* _Prompt_:
From the listing that follows, output everything exactly except the pictures.

* _Provided data_:

►

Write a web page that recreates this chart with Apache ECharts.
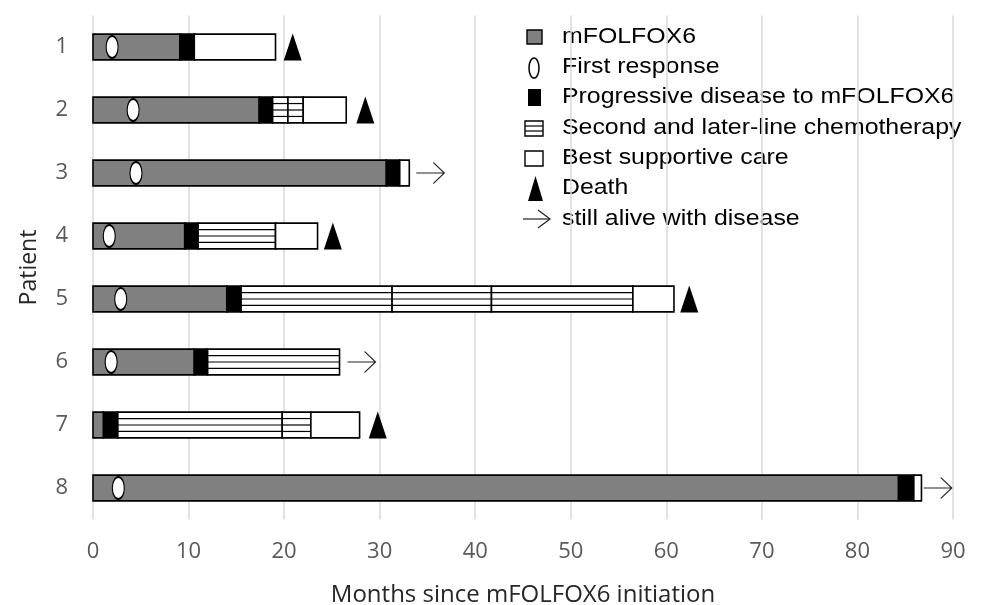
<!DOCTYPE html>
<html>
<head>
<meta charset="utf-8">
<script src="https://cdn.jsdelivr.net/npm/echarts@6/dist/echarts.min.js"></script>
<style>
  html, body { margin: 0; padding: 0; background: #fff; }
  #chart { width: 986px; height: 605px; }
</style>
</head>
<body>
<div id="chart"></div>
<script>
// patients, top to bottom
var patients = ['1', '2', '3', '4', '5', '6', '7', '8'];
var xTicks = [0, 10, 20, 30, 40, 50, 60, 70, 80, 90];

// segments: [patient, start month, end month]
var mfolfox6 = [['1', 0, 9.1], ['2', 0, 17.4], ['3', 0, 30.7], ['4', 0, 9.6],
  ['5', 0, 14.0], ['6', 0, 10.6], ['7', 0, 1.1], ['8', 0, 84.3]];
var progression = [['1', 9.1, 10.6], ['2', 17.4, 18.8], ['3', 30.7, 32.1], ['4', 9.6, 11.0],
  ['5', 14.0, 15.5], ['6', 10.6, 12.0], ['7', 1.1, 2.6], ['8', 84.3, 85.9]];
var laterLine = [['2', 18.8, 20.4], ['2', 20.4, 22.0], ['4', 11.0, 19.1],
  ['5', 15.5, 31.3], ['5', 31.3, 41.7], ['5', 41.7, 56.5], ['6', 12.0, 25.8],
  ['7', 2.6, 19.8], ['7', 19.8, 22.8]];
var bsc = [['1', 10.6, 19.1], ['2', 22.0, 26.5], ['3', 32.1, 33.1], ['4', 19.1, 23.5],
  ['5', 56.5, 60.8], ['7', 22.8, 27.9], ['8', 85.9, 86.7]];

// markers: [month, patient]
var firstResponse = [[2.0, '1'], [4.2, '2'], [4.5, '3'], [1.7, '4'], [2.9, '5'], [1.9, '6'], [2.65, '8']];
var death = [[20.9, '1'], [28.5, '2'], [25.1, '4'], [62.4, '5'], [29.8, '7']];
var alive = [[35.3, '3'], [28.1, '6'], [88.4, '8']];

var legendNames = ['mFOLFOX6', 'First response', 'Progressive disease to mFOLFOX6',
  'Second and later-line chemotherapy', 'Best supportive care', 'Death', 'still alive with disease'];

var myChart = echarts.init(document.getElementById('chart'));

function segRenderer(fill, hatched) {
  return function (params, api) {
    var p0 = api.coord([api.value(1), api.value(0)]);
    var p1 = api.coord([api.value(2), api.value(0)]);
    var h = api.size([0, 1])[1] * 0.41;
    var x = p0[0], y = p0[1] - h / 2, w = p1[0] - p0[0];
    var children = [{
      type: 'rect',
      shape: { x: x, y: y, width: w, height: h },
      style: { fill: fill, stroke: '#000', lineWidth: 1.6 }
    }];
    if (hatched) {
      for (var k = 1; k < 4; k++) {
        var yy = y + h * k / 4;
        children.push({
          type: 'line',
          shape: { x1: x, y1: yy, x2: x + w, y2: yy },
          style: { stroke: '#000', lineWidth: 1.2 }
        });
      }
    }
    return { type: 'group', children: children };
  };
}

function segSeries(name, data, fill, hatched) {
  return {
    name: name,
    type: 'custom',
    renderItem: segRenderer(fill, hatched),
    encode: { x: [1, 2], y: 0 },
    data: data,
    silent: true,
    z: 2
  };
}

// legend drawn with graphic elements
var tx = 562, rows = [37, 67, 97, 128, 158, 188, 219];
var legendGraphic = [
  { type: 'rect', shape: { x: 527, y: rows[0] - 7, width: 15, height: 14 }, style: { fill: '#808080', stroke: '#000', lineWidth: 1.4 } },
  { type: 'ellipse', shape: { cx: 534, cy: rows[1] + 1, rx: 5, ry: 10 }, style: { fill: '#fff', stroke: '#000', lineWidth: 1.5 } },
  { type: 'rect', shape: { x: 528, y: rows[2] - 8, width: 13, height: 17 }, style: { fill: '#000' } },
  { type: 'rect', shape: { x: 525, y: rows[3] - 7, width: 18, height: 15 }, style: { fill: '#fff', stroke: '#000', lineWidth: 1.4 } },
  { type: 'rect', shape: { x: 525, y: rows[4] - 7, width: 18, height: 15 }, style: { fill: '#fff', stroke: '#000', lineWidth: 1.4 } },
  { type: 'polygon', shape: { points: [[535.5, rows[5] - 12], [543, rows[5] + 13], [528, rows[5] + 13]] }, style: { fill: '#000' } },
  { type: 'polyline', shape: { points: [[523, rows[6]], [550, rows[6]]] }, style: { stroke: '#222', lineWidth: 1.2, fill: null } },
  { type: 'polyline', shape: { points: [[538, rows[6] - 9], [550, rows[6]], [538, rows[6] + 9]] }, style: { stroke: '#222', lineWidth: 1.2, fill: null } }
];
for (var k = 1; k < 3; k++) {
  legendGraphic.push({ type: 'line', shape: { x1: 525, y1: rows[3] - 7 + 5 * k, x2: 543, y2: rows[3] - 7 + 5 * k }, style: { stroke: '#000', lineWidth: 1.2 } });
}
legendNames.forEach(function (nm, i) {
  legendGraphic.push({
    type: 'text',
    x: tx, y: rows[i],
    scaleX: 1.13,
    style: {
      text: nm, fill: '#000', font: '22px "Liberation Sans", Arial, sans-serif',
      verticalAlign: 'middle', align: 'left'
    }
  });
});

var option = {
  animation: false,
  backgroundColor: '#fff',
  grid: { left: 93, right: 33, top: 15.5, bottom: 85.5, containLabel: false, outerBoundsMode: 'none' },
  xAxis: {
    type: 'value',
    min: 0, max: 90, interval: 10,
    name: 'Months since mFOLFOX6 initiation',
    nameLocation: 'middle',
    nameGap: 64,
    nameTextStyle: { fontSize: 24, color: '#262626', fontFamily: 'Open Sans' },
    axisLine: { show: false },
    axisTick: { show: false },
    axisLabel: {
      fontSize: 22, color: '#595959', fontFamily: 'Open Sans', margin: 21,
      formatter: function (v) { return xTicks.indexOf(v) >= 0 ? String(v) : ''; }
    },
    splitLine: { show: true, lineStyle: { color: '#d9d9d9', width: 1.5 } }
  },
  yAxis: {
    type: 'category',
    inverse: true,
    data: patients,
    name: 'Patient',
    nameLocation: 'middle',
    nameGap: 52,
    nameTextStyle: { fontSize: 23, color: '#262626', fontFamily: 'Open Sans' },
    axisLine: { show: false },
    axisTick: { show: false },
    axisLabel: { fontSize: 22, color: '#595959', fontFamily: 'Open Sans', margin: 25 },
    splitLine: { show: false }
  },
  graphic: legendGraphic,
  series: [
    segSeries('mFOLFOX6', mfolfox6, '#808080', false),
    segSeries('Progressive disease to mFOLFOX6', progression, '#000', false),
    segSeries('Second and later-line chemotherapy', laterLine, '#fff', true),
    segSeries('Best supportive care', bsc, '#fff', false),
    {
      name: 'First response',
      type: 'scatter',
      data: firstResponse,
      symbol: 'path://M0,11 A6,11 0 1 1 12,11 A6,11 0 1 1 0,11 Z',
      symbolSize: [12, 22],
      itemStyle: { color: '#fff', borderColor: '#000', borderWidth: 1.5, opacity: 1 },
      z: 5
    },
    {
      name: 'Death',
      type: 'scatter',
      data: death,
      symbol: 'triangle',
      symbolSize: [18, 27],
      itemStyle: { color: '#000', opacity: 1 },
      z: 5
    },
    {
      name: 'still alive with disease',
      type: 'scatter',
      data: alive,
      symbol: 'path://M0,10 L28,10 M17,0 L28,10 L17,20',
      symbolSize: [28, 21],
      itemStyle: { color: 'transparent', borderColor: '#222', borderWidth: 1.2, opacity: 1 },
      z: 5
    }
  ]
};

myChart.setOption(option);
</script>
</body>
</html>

◄

* _Correct output_:
Write a web page that recreates this chart with Apache ECharts.
<!DOCTYPE html>
<html>
<head>
<meta charset="utf-8">
<script src="https://cdn.jsdelivr.net/npm/echarts@6/dist/echarts.min.js"></script>
<style>
  html, body { margin: 0; padding: 0; background: #fff; }
  #chart { width: 986px; height: 605px; }
</style>
</head>
<body>
<div id="chart"></div>
<script>
// patients, top to bottom
var patients = ['1', '2', '3', '4', '5', '6', '7', '8'];
var xTicks = [0, 10, 20, 30, 40, 50, 60, 70, 80, 90];

// segments: [patient, start month, end month]
var mfolfox6 = [['1', 0, 9.1], ['2', 0, 17.4], ['3', 0, 30.7], ['4', 0, 9.6],
  ['5', 0, 14.0], ['6', 0, 10.6], ['7', 0, 1.1], ['8', 0, 84.3]];
var progression = [['1', 9.1, 10.6], ['2', 17.4, 18.8], ['3', 30.7, 32.1], ['4', 9.6, 11.0],
  ['5', 14.0, 15.5], ['6', 10.6, 12.0], ['7', 1.1, 2.6], ['8', 84.3, 85.9]];
var laterLine = [['2', 18.8, 20.4], ['2', 20.4, 22.0], ['4', 11.0, 19.1],
  ['5', 15.5, 31.3], ['5', 31.3, 41.7], ['5', 41.7, 56.5], ['6', 12.0, 25.8],
  ['7', 2.6, 19.8], ['7', 19.8, 22.8]];
var bsc = [['1', 10.6, 19.1], ['2', 22.0, 26.5], ['3', 32.1, 33.1], ['4', 19.1, 23.5],
  ['5', 56.5, 60.8], ['7', 22.8, 27.9], ['8', 85.9, 86.7]];

// markers: [month, patient]
var firstResponse = [[2.0, '1'], [4.2, '2'], [4.5, '3'], [1.7, '4'], [2.9, '5'], [1.9, '6'], [2.65, '8']];
var death = [[20.9, '1'], [28.5, '2'], [25.1, '4'], [62.4, '5'], [29.8, '7']];
var alive = [[35.3, '3'], [28.1, '6'], [88.4, '8']];

var legendNames = ['mFOLFOX6', 'First response', 'Progressive disease to mFOLFOX6',
  'Second and later-line chemotherapy', 'Best supportive care', 'Death', 'still alive with disease'];

var myChart = echarts.init(document.getElementById('chart'));

function segRenderer(fill, hatched) {
  return function (params, api) {
    var p0 = api.coord([api.value(1), api.value(0)]);
    var p1 = api.coord([api.value(2), api.value(0)]);
    var h = api.size([0, 1])[1] * 0.41;
    var x = p0[0], y = p0[1] - h / 2, w = p1[0] - p0[0];
    var children = [{
      type: 'rect',
      shape: { x: x, y: y, width: w, height: h },
      style: { fill: fill, stroke: '#000', lineWidth: 1.6 }
    }];
    if (hatched) {
      for (var k = 1; k < 4; k++) {
        var yy = y + h * k / 4;
        children.push({
          type: 'line',
          shape: { x1: x, y1: yy, x2: x + w, y2: yy },
          style: { stroke: '#000', lineWidth: 1.2 }
        });
      }
    }
    return { type: 'group', children: children };
  };
}

function segSeries(name, data, fill, hatched) {
  return {
    name: name,
    type: 'custom',
    renderItem: segRenderer(fill, hatched),
    encode: { x: [1, 2], y: 0 },
    data: data,
    silent: true,
    z: 2
  };
}

// legend drawn with graphic elements
var tx = 562, rows = [37, 67, 97, 128, 158, 188, 219];
var legendGraphic = [
  { type: 'rect', shape: { x: 527, y: rows[0] - 7, width: 15, height: 14 }, style: { fill: '#808080', stroke: '#000', lineWidth: 1.4 } },
  { type: 'ellipse', shape: { cx: 534, cy: rows[1] + 1, rx: 5, ry: 10 }, style: { fill: '#fff', stroke: '#000', lineWidth: 1.5 } },
  { type: 'rect', shape: { x: 528, y: rows[2] - 8, width: 13, height: 17 }, style: { fill: '#000' } },
  { type: 'rect', shape: { x: 525, y: rows[3] - 7, width: 18, height: 15 }, style: { fill: '#fff', stroke: '#000', lineWidth: 1.4 } },
  { type: 'rect', shape: { x: 525, y: rows[4] - 7, width: 18, height: 15 }, style: { fill: '#fff', stroke: '#000', lineWidth: 1.4 } },
  { type: 'polygon', shape: { points: [[535.5, rows[5] - 12], [543, rows[5] + 13], [528, rows[5] + 13]] }, style: { fill: '#000' } },
  { type: 'polyline', shape: { points: [[523, rows[6]], [550, rows[6]]] }, style: { stroke: '#222', lineWidth: 1.2, fill: null } },
  { type: 'polyline', shape: { points: [[538, rows[6] - 9], [550, rows[6]], [538, rows[6] + 9]] }, style: { stroke: '#222', lineWidth: 1.2, fill: null } }
];
for (var k = 1; k < 3; k++) {
  legendGraphic.push({ type: 'line', shape: { x1: 525, y1: rows[3] - 7 + 5 * k, x2: 543, y2: rows[3] - 7 + 5 * k }, style: { stroke: '#000', lineWidth: 1.2 } });
}
legendNames.forEach(function (nm, i) {
  legendGraphic.push({
    type: 'text',
    x: tx, y: rows[i],
    scaleX: 1.13,
    style: {
      text: nm, fill: '#000', font: '22px "Liberation Sans", Arial, sans-serif',
      verticalAlign: 'middle', align: 'left'
    }
  });
});

var option = {
  animation: false,
  backgroundColor: '#fff',
  grid: { left: 93, right: 33, top: 15.5, bottom: 85.5, containLabel: false, outerBoundsMode: 'none' },
  xAxis: {
    type: 'value',
    min: 0, max: 90, interval: 10,
    name: 'Months since mFOLFOX6 initiation',
    nameLocation: 'middle',
    nameGap: 64,
    nameTextStyle: { fontSize: 24, color: '#262626', fontFamily: 'Open Sans' },
    axisLine: { show: false },
    axisTick: { show: false },
    axisLabel: {
      fontSize: 22, color: '#595959', fontFamily: 'Open Sans', margin: 21,
      formatter: function (v) { return xTicks.indexOf(v) >= 0 ? String(v) : ''; }
    },
    splitLine: { show: true, lineStyle: { color: '#d9d9d9', width: 1.5 } }
  },
  yAxis: {
    type: 'category',
    inverse: true,
    data: patients,
    name: 'Patient',
    nameLocation: 'middle',
    nameGap: 52,
    nameTextStyle: { fontSize: 23, color: '#262626', fontFamily: 'Open Sans' },
    axisLine: { show: false },
    axisTick: { show: false },
    axisLabel: { fontSize: 22, color: '#595959', fontFamily: 'Open Sans', margin: 25 },
    splitLine: { show: false }
  },
  graphic: legendGraphic,
  series: [
    segSeries('mFOLFOX6', mfolfox6, '#808080', false),
    segSeries('Progressive disease to mFOLFOX6', progression, '#000', false),
    segSeries('Second and later-line chemotherapy', laterLine, '#fff', true),
    segSeries('Best supportive care', bsc, '#fff', false),
    {
      name: 'First response',
      type: 'scatter',
      data: firstResponse,
      symbol: 'path://M0,11 A6,11 0 1 1 12,11 A6,11 0 1 1 0,11 Z',
      symbolSize: [12, 22],
      itemStyle: { color: '#fff', borderColor: '#000', borderWidth: 1.5, opacity: 1 },
      z: 5
    },
    {
      name: 'Death',
      type: 'scatter',
      data: death,
      symbol: 'triangle',
      symbolSize: [18, 27],
      itemStyle: { color: '#000', opacity: 1 },
      z: 5
    },
    {
      name: 'still alive with disease',
      type: 'scatter',
      data: alive,
      symbol: 'path://M0,10 L28,10 M17,0 L28,10 L17,20',
      symbolSize: [28, 21],
      itemStyle: { color: 'transparent', borderColor: '#222', borderWidth: 1.2, opacity: 1 },
      z: 5
    }
  ]
};

myChart.setOption(option);
</script>
</body>
</html>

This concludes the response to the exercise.